On April 30, 1789 George Washington solemnly swore to “faithfully execute the Office of President of the United States, and … to the best of my ability, preserve, protect and defend the Constitution of the United States.” That he did, working to create a government that would allow us to address problems that the states, or individuals, could not tackle alone.
To really understand this, we have to start before it begins. Crisis after crisis had exposed the Articles of Confederation as unequal to our challenges. In 1787, delegates convened in Philadelphia to tweak the system, but quickly realized that would not suffice. Instead, they constructed an entirely new United States of America. The Constitution they came up with would never have been ratified but for the public’s confidence in George Washington, who they knew would take the helm as the first president.
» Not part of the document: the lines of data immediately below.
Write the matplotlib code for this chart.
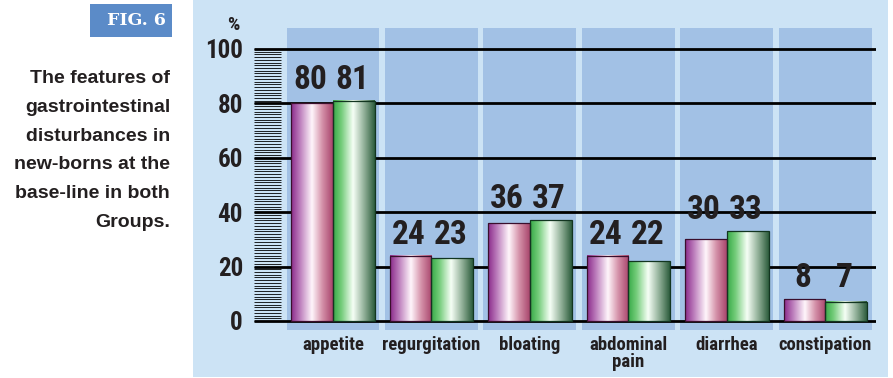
import numpy as np
import matplotlib.pyplot as plt
from matplotlib import font_manager
from matplotlib.patches import Rectangle
from matplotlib.colors import LinearSegmentedColormap

categories = ["appetite", "regurgitation", "bloating", "abdominal\npain", "diarrhea", "constipation"]
group1 = [80, 24, 36, 24, 30, 8]
group2 = [81, 23, 37, 22, 33, 7]
yticks = [0, 20, 40, 60, 80, 100]

caption = "The features of\ngastrointestinal\ndisturbances in\nnew-borns at the\nbase-line in both\nGroups."

# pick a condensed face if one is installed
installed = {f.name for f in font_manager.fontManager.ttflist}
narrow_name = 'Liberation Sans'
for name in ['Liberation Sans Narrow', 'DejaVu Sans Condensed', 'Roboto Condensed',
             'Open Sans Condensed', 'Noto Sans Condensed']:
    if name in installed:
        narrow_name = name
        break
narrow = [narrow_name, 'DejaVu Sans']
dark = '#231F20'

# cylinder-like shading for each group
cmap1 = LinearSegmentedColormap.from_list('g1', [
    (0.0, '#8A2A8A'), (0.2, '#B978B9'), (0.5, '#FFF6FB'),
    (0.75, '#D490A8'), (1.0, '#A8456C')])
cmap2 = LinearSegmentedColormap.from_list('g2', [
    (0.0, '#36AA46'), (0.2, '#74CC7A'), (0.48, '#F6FFF6'),
    (0.75, '#8FAE96'), (1.0, '#2C5C3C')])

W, H = 893, 378
fig = plt.figure(figsize=(W / 100, H / 100), dpi=100)
fig.patch.set_facecolor('white')

# light blue panel behind the chart
fig.patches.append(Rectangle((193 / W, 1 - 377 / H), (888 - 193) / W, 377 / H,
                             transform=fig.transFigure, facecolor='#CCE3F5',
                             edgecolor='none', zorder=-5))

ax = fig.add_axes([254 / W, 1 - 330 / H, (876 - 254) / W, 302 / H])
ax.set_facecolor('none')
for s in ax.spines.values():
    s.set_visible(False)

x = np.arange(len(categories))
bw = 0.426
grad = np.linspace(0, 1, 256).reshape(1, -1)

for i in x:
    # darker column behind each category
    ax.add_patch(Rectangle((i - 0.472, -3.31), 0.944, 111.03, clip_on=False,
                           facecolor='#A2C1E5', edgecolor='none', zorder=1))

# scale ruler on the left
ax.hlines(np.arange(0, 101), -0.802, -0.531, color='black', lw=0.6, zorder=2)
ax.hlines(yticks, -0.802, 5.513, color='black', lw=2.0, zorder=2)

for i in x:
    for j, (vals, cm, ec) in enumerate([(group1, cmap1, '#3A0E2C'),
                                         (group2, cmap2, '#123520')]):
        v = vals[i]
        x0 = i - bw + j * bw
        ax.imshow(grad, cmap=cm, extent=(x0, x0 + bw, 0, v), aspect='auto',
                  zorder=3, interpolation='bilinear')
        ax.add_patch(Rectangle((x0, 0), bw, v, facecolor='none',
                               edgecolor=ec, lw=0.9, zorder=4))
        ax.text(x0 + bw / 2 - 0.02, max(group1[i], group2[i]) + 1.8, str(v),
                ha='center', va='bottom', fontsize=24, fontweight='bold',
                family=narrow, color=dark, zorder=5)

ax.set_xlim(-0.802, 5.513)
ax.set_ylim(-3.31, 107.72)

ax.set_yticks(yticks)
ax.set_yticklabels([str(t) for t in yticks], fontsize=18, fontweight='bold',
                   family=narrow, color=dark)
ax.set_xticks(x)
ax.set_xticklabels(categories, fontsize=13.5, fontweight='bold', family=narrow,
                   color=dark, linespacing=0.95)
ax.tick_params(axis='y', length=0, pad=8)
ax.tick_params(axis='x', length=0, pad=4)

fig.text(233 / W, 1 - 25 / H, "%", ha='center', va='center', fontsize=14,
         fontweight='bold', family=narrow, color=dark)

# figure tag
fig.patches.append(Rectangle((90 / W, 1 - 37 / H), 82 / W, 33 / H,
                             transform=fig.transFigure, facecolor='#5B8BC8',
                             edgecolor='none'))
fig.text(136 / W, 1 - 20.5 / H, "FIG. 6", ha='center', va='center', fontsize=12.5,
         fontweight='bold', family='DejaVu Serif', color='white')

fig.text(170 / W, 1 - 150.5 / H, caption, ha='right', va='center', fontsize=14,
         fontweight='bold', family='Liberation Sans', color=dark,
         linespacing=1.92, multialignment='right')

fig.savefig('out.png', dpi=100)
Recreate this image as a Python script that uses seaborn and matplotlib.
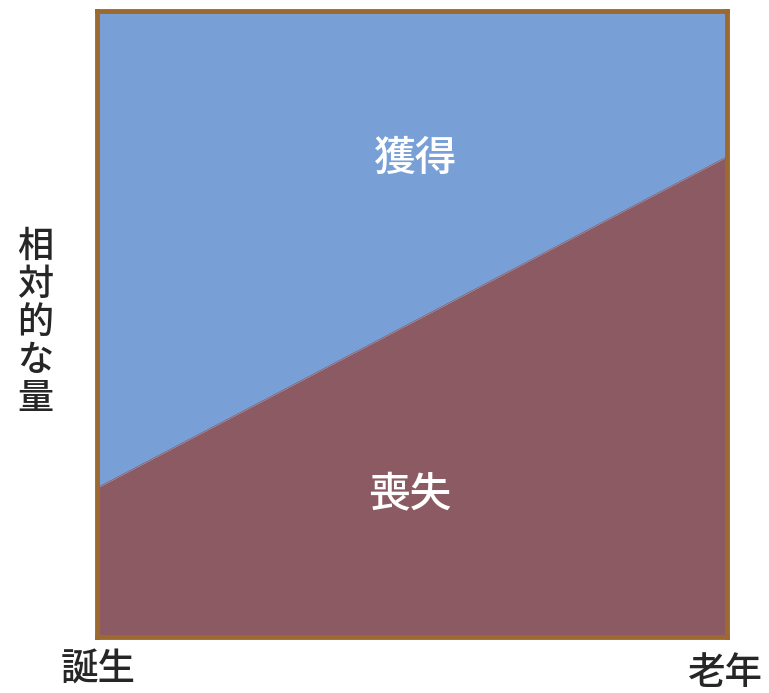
import matplotlib
matplotlib.use("Agg")
import matplotlib.pyplot as plt
import seaborn as sns
import pandas as pd

# データ
edad = [0, 1]
limite = [0.238, 0.767]  # límite entre pérdida y ganancia
etiquetas_x = ["誕生", "老年"]
etiqueta_y = "相対的な量"
zona_arriba = "獲得"
zona_abajo = "喪失"

sns.set_style("white")
plt.rcParams["font.family"] = ["Noto Sans CJK JP", "DejaVu Sans"]

df = pd.DataFrame({"edad": edad, "limite": limite})

fig = plt.figure(figsize=(7.69, 6.93), dpi=100)
ax = fig.add_axes([0.126, 0.081, 0.819, 0.903])

azul = "#789FD6"
granate = "#8B5A62"
borde = "#9C6A30"

ax.fill_between(df["edad"], df["limite"], 1, color=azul, linewidth=0)
ax.fill_between(df["edad"], 0, df["limite"], color=granate, linewidth=0)
sns.lineplot(data=df, x="edad", y="limite", ax=ax, color=granate, linewidth=0.5)

ax.set_xlim(0, 1)
ax.set_ylim(0, 1)
ax.set_xticks([])
ax.set_yticks([])
ax.set_xlabel("")
ax.set_ylabel("")
for s in ax.spines.values():
    s.set_color(borde)
    s.set_linewidth(3.5)
    s.set_visible(True)

ax.text(0.505, 0.764, zona_arriba, color="white", fontsize=30, weight="medium",
        ha="center", va="center", transform=ax.transAxes)
ax.text(0.497, 0.229, zona_abajo, color="white", fontsize=30, weight="medium",
        ha="center", va="center", transform=ax.transAxes)

fig.text(35 / 769, 1 - 323 / 693, "\n".join(etiqueta_y), fontsize=26,
         weight="medium", ha="center", va="center", linespacing=1.08)
fig.text(98 / 769, 1 - 670 / 693, etiquetas_x[0], fontsize=27,
         weight="medium", ha="center", va="center")
fig.text(725 / 769, 1 - 673 / 693, etiquetas_x[1], fontsize=27,
         weight="medium", ha="center", va="center")

fig.savefig("out.png", dpi=100)
plt.close(fig)
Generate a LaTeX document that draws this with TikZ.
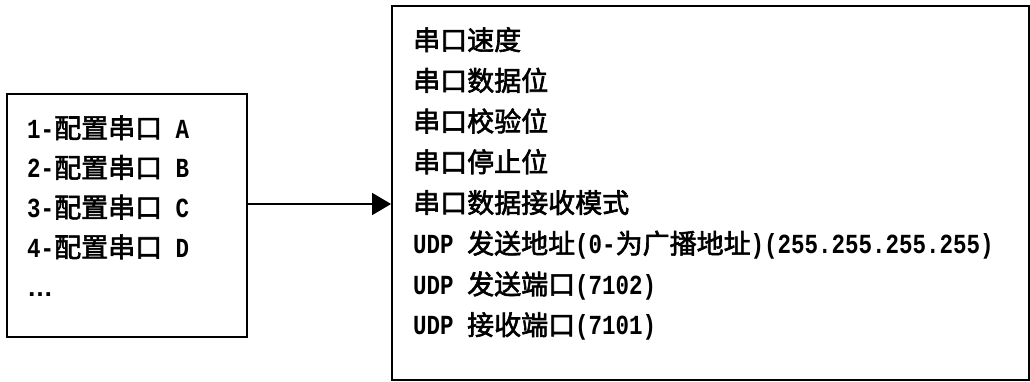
\documentclass[tikz,border=0pt]{standalone}
\usepackage{fontspec}
\usetikzlibrary{arrows.meta}
\newfontfamily\cjk{Noto Sans CJK SC}[FakeBold=2.2]
\newfontfamily\lat{Liberation Mono}[FakeStretch=0.815]
\newfontfamily\dotsfont{Liberation Sans}
\newcommand{\cj}[1]{{\fontsize{27}{27}\selectfont\cjk #1}}
\newcommand{\lt}[1]{{\fontsize{27.6}{27}\selectfont\lat\bfseries #1}}
\begin{document}
\begin{tikzpicture}[x=1pt,y=-1pt,
  box/.style={draw=black,line width=1.8pt,inner sep=0pt,fill=none},
  txt/.style={anchor=base west,inner sep=0pt},
  arr/.style={line width=1.5pt,-{Triangle[length=19pt,width=22pt]}}]
\useasboundingbox (0,0) rectangle (1030,381);
\fill[white] (0,0) rectangle (1030,381);
% boxes
\node[box,minimum width=240pt,minimum height=243pt] (L) at (127,215.5) {};
\node[box,minimum width=637pt,minimum height=374pt] (R) at (710.5,193) {};
% left texts
\node[txt] (l1) at (27,138.0) {\lt{1-}\cj{配置串口}\lt{\ A}};
\node[txt] (l2) at (27,177.7) {\lt{2-}\cj{配置串口}\lt{\ B}};
\node[txt] (l3) at (27,217.4) {\lt{3-}\cj{配置串口}\lt{\ C}};
\node[txt] (l4) at (27,257.1) {\lt{4-}\cj{配置串口}\lt{\ D}};
\node[txt] (l5) at (27,296.8) {\fontsize{26}{26}\selectfont\dotsfont\bfseries …};
% right texts
\node[txt] (r1) at (413,50.0) {\cj{串口速度}};
\node[txt] (r2) at (413,90.7) {\cj{串口数据位}};
\node[txt] (r3) at (413,131.4) {\cj{串口校验位}};
\node[txt] (r4) at (413,172.1) {\cj{串口停止位}};
\node[txt] (r5) at (413,212.8) {\cj{串口数据接收模式}};
\node[txt] (r6) at (413,253.5) {\lt{UDP\ }\cj{发送地址}\lt{(0-}\cj{为广播地址}\lt{)(255.255.255.255)}};
\node[txt] (r7) at (413,294.2) {\lt{UDP\ }\cj{发送端口}\lt{(7102)}};
\node[txt] (r8) at (413,334.9) {\lt{UDP\ }\cj{接收端口}\lt{(7101)}};
% connector
\coordinate (ay) at (0,204);
\draw[arr] (L.east |- ay) -- (R.west |- ay);
\end{tikzpicture}
\end{document}
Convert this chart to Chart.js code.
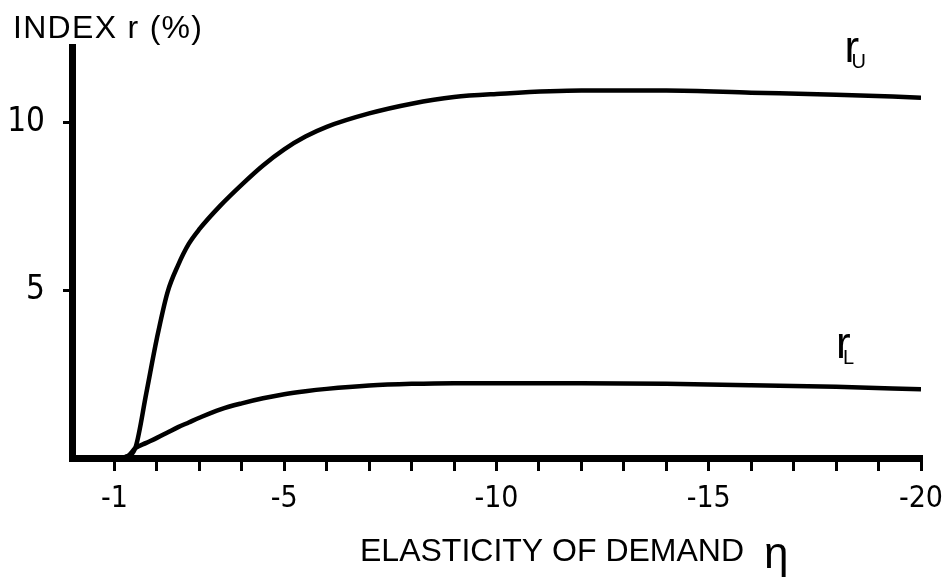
<!DOCTYPE html>
<html><head><meta charset="utf-8">
<style>html,body{margin:0;padding:0;background:#fff;} #wrap{width:942px;height:578px;position:relative;}</style>
<script src="https://cdn.jsdelivr.net/npm/chart.js@4.4.1/dist/chart.umd.min.js"></script>
</head><body><div id="wrap"><canvas id="c" width="942" height="578"></canvas></div>
<script>
// Elasticity of demand (x) and index r in % (y)
const eta    = [0, -1, -1.3, -1.5, -1.75, -2, -2.25, -2.5, -2.75, -3, -3.5, -4, -4.5, -5, -5.5, -6, -7, -8, -9, -10, -12, -14, -16, -18, -20];
const rUpper = [0, 0, 0.05, 0.33, 1.93, 3.57, 4.94, 5.75, 6.38, 6.82, 7.53, 8.15, 8.72, 9.2, 9.58, 9.87, 10.27, 10.56, 10.76, 10.85, 10.95, 10.95, 10.89, 10.83, 10.74];
const rLower = [0, 0, 0.05, 0.3, 0.45, 0.6, 0.76, 0.92, 1.06, 1.2, 1.45, 1.63, 1.78, 1.9, 1.99, 2.06, 2.16, 2.21, 2.23, 2.23, 2.23, 2.21, 2.17, 2.12, 2.05];
const xTickValues = [-1, -2, -3, -4, -5, -6, -7, -8, -9, -10, -11, -12, -13, -14, -15, -16, -17, -18, -19, -20];
const xLabelled   = [-1, -5, -10, -15, -20];
const yTickValues = [5, 10];
const yTitle = 'INDEX r (%)';
const xTitle = 'ELASTICITY OF DEMAND';
const xSymbol = 'η';

const NARROW = "'Liberation Sans Narrow', 'DejaVu Sans Condensed', 'Liberation Sans', sans-serif";
const SANS = "'Liberation Sans', 'DejaVu Sans', sans-serif";

const textPlugin = {
  id: 'texts',
  afterDraw(chart) {
    const ctx = chart.ctx;
    const xs = chart.scales.x, ys = chart.scales.y;
    ctx.save();
    ctx.fillStyle = '#000';
    ctx.textBaseline = 'alphabetic';
    ctx.textAlign = 'left';
    ctx.font = '32px ' + SANS;
    ctx.letterSpacing = '1.3px';
    ctx.fillText(yTitle, 13, 38);
    ctx.letterSpacing = '0px';
    ctx.font = '32px ' + SANS;
    ctx.fillText(xTitle, 360, 561);
    ctx.font = '44px ' + SANS;
    ctx.fillText(xSymbol, 764, 568);
    // curve labels
    const lab = (px, py, sub) => {
      ctx.font = '44px ' + SANS;
      ctx.fillText('r', px, py);
      ctx.font = '20px ' + SANS;
      ctx.fillText(sub, px + 7, py + 6);
    };
    lab(xs.getPixelForValue(-18.2), ys.getPixelForValue(11.8), 'U');
    lab(xs.getPixelForValue(-18.0), ys.getPixelForValue(2.98), 'L');
    ctx.restore();
  }
};

new Chart(document.getElementById('c'), {
  type: 'line',
  data: {
    datasets: [
      { label: 'rU', data: eta.map((x, i) => ({x, y: rUpper[i]})), borderColor: '#000', borderWidth: 4.5, pointRadius: 0, cubicInterpolationMode: 'monotone', fill: false },
      { label: 'rL', data: eta.map((x, i) => ({x, y: rLower[i]})), borderColor: '#000', borderWidth: 4.5, pointRadius: 0, cubicInterpolationMode: 'monotone', fill: false }
    ]
  },
  options: {
    responsive: false,
    animation: false,
    devicePixelRatio: 1,
    layout: { padding: { left: 0, right: 21, top: 47, bottom: 0 } },
    plugins: { legend: { display: false }, tooltip: { enabled: false } },
    events: [],
    scales: {
      x: {
        type: 'linear', reverse: true, min: -20, max: 0,
        afterBuildTicks: s => { s.ticks = xTickValues.map(v => ({value: v})); },
        afterFit: s => { s.height = 120; s.paddingLeft = 0; s.paddingRight = 0; },
        border: { display: true, width: 7, color: '#000' },
        grid: { drawOnChartArea: false, drawTicks: true, tickLength: 13, lineWidth: 3, color: '#000' },
        ticks: {
          autoSkip: false, maxRotation: 0, padding: 10, color: '#000',
          font: { family: NARROW, size: 30 },
          callback: v => xLabelled.includes(v) ? String(v) : ''
        }
      },
      y: {
        type: 'linear', min: 0, max: 12.25,
        afterBuildTicks: s => { s.ticks = yTickValues.map(v => ({value: v})); },
        afterFit: s => { s.width = 72; s.paddingTop = 0; s.paddingBottom = 0; },
        border: { display: true, width: 7, color: '#000' },
        grid: { drawOnChartArea: false, drawTicks: true, tickLength: 9, lineWidth: 3, color: '#000' },
        ticks: { padding: 18, color: '#000', font: { family: NARROW, size: 33 } }
      }
    }
  },
  plugins: [textPlugin]
});
</script></body></html>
Preparing for this awesome challenge, in January 1789, Washington drafted his inaugural address. Next, he sent it to James Madison, coyly noting that it was “written by a gentleman under this roof.” Not exactly a lie, Washington signaled that his ego was not an issue by implying that David Humphreys, who Madison knew was at Mount Vernon, was the author. In fact, the whole 73-page manuscript was not only written in Washington’s own words, but penned by his own hand.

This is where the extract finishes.